Task requirements
Set aside the pictures and output only the lines from the one containing "Generate a web" up to and including the one containing "const panelA_outliers = [[], [], []];".

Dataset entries
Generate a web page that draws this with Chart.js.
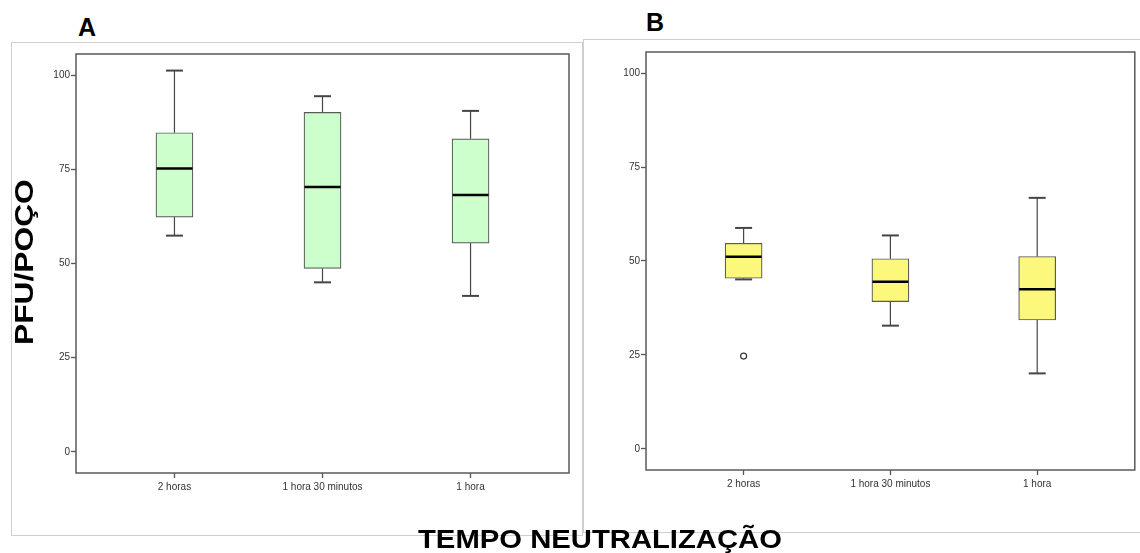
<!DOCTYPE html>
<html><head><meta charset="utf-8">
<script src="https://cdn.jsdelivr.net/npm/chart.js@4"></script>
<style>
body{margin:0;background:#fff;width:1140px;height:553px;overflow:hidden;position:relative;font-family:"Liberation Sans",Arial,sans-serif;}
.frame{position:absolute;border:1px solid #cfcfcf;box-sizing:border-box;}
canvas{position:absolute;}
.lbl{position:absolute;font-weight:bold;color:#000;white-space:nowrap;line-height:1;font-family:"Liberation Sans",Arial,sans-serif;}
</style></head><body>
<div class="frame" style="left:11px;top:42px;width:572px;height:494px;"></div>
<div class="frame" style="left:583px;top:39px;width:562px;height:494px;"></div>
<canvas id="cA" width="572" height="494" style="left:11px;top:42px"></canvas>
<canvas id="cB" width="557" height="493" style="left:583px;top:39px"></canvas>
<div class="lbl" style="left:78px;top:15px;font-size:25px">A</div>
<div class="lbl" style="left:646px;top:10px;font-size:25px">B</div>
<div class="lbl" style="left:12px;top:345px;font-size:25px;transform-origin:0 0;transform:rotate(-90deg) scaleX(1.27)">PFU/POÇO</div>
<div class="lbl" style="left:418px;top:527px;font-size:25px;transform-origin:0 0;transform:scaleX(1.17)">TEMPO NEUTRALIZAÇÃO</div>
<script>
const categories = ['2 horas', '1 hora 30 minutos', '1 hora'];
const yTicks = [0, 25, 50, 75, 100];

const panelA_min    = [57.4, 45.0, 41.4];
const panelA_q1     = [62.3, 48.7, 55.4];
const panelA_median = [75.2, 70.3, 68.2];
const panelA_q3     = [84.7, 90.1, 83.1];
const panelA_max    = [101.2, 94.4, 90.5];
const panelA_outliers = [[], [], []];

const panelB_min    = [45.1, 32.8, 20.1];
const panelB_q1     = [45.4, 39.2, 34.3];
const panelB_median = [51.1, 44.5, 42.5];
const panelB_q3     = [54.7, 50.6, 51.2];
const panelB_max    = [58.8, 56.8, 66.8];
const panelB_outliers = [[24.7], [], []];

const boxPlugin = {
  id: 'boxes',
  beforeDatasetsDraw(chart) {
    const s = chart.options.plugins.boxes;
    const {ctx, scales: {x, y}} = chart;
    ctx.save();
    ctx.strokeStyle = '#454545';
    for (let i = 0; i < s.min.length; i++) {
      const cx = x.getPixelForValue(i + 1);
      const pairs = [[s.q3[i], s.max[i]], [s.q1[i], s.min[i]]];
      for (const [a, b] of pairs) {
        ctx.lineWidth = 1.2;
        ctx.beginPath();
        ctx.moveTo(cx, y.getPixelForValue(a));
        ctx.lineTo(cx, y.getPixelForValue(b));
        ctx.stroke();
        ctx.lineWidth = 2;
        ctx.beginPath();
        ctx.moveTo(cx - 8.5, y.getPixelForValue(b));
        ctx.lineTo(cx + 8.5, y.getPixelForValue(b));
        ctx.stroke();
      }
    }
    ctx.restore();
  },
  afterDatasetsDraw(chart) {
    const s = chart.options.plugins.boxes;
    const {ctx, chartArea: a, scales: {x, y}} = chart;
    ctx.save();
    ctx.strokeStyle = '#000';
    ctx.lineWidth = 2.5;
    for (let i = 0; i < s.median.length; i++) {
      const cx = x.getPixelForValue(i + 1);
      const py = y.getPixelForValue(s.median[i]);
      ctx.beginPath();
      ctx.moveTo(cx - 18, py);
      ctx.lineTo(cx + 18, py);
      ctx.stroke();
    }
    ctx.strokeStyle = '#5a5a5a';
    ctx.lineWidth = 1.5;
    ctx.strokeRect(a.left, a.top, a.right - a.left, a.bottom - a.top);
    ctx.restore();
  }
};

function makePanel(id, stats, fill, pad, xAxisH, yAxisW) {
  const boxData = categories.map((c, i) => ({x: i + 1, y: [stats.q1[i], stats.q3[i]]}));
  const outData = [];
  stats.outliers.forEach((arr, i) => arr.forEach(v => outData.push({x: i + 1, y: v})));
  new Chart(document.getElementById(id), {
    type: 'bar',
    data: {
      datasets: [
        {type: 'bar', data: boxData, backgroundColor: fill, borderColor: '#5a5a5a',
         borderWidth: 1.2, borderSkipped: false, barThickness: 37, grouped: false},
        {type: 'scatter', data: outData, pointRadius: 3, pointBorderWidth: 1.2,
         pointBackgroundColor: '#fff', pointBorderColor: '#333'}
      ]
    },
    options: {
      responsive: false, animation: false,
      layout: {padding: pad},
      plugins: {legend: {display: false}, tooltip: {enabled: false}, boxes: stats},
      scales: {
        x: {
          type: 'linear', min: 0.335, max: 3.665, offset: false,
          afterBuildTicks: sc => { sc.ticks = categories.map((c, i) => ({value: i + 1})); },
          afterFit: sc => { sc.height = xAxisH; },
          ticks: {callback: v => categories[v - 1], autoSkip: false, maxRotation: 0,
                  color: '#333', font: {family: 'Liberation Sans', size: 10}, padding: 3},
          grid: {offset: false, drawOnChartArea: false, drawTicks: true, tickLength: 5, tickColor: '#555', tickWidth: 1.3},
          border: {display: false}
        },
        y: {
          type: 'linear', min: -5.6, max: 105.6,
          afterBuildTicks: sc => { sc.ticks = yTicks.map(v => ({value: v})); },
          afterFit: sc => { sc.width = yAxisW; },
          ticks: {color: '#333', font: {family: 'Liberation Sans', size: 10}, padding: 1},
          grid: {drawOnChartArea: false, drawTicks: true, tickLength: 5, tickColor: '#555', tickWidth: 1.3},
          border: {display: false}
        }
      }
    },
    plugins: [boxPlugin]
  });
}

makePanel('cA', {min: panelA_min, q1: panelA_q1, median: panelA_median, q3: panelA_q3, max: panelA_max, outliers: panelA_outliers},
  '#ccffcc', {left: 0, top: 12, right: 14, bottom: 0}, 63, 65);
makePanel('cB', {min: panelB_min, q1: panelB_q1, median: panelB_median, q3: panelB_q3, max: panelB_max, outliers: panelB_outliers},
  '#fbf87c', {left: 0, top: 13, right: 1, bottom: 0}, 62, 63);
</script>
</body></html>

--

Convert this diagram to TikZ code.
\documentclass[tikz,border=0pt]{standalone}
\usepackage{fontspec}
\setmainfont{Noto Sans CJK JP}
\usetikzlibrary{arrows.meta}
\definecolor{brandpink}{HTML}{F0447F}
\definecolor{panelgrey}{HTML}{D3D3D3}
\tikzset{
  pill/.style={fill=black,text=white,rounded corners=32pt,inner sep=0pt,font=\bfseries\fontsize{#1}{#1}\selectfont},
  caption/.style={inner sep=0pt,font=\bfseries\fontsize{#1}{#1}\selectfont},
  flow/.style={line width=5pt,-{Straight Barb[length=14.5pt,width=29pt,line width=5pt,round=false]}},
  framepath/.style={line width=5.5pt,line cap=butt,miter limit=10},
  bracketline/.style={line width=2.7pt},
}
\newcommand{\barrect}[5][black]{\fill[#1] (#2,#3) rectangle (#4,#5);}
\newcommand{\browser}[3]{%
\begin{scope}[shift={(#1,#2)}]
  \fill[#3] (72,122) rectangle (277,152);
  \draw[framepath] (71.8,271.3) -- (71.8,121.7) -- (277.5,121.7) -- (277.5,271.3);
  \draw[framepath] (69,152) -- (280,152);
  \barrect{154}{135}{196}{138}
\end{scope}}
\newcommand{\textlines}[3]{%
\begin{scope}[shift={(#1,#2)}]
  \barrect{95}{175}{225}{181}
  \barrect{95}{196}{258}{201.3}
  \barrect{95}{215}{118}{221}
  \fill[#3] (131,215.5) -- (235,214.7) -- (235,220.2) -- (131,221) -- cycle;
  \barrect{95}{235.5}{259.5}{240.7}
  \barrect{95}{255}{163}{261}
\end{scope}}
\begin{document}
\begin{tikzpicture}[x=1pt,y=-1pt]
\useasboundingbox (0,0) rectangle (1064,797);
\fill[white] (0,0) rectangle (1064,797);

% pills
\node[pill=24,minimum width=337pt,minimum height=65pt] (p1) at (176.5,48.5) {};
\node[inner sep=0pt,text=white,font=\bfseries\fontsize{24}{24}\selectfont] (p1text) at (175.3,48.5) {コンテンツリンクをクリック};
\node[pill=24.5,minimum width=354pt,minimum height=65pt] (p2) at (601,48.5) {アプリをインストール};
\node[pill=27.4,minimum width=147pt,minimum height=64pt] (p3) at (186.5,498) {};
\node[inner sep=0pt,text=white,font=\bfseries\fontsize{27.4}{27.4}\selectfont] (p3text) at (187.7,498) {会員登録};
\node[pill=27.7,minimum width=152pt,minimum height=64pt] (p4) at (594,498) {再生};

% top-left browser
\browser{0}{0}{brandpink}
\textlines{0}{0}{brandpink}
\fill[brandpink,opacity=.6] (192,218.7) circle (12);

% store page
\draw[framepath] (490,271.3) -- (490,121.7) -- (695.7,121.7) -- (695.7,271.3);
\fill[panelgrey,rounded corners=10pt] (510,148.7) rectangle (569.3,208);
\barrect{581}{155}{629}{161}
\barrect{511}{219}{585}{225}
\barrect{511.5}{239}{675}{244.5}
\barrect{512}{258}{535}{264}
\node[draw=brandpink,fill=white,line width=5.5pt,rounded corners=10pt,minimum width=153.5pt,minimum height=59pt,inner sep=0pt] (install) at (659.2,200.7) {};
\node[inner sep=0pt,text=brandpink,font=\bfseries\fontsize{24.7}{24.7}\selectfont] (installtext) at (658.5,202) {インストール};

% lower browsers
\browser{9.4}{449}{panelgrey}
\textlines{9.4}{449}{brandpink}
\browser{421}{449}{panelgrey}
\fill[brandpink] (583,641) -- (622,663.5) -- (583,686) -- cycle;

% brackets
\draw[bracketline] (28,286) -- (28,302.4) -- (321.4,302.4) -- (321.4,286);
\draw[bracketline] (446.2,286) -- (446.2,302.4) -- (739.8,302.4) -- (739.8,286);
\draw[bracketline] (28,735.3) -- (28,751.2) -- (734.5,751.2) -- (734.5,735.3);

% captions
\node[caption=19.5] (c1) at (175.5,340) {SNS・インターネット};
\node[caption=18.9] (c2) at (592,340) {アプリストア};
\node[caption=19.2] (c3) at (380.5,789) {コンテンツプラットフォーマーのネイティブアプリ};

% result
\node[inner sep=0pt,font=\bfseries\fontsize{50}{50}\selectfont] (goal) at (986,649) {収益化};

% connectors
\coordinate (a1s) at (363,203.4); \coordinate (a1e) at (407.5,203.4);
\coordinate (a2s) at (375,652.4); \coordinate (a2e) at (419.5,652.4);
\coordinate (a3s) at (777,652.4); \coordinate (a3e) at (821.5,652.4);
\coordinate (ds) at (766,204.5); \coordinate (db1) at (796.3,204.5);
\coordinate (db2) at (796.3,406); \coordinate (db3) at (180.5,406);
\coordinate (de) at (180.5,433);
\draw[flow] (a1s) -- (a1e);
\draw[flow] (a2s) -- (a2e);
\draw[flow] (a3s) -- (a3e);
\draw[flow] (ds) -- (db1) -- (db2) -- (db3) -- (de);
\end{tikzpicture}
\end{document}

Answer to the task
Generate a web page that draws this with Chart.js.
<!DOCTYPE html>
<html><head><meta charset="utf-8">
<script src="https://cdn.jsdelivr.net/npm/chart.js@4"></script>
<style>
body{margin:0;background:#fff;width:1140px;height:553px;overflow:hidden;position:relative;font-family:"Liberation Sans",Arial,sans-serif;}
.frame{position:absolute;border:1px solid #cfcfcf;box-sizing:border-box;}
canvas{position:absolute;}
.lbl{position:absolute;font-weight:bold;color:#000;white-space:nowrap;line-height:1;font-family:"Liberation Sans",Arial,sans-serif;}
</style></head><body>
<div class="frame" style="left:11px;top:42px;width:572px;height:494px;"></div>
<div class="frame" style="left:583px;top:39px;width:562px;height:494px;"></div>
<canvas id="cA" width="572" height="494" style="left:11px;top:42px"></canvas>
<canvas id="cB" width="557" height="493" style="left:583px;top:39px"></canvas>
<div class="lbl" style="left:78px;top:15px;font-size:25px">A</div>
<div class="lbl" style="left:646px;top:10px;font-size:25px">B</div>
<div class="lbl" style="left:12px;top:345px;font-size:25px;transform-origin:0 0;transform:rotate(-90deg) scaleX(1.27)">PFU/POÇO</div>
<div class="lbl" style="left:418px;top:527px;font-size:25px;transform-origin:0 0;transform:scaleX(1.17)">TEMPO NEUTRALIZAÇÃO</div>
<script>
const categories = ['2 horas', '1 hora 30 minutos', '1 hora'];
const yTicks = [0, 25, 50, 75, 100];

const panelA_min    = [57.4, 45.0, 41.4];
const panelA_q1     = [62.3, 48.7, 55.4];
const panelA_median = [75.2, 70.3, 68.2];
const panelA_q3     = [84.7, 90.1, 83.1];
const panelA_max    = [101.2, 94.4, 90.5];
const panelA_outliers = [[], [], []];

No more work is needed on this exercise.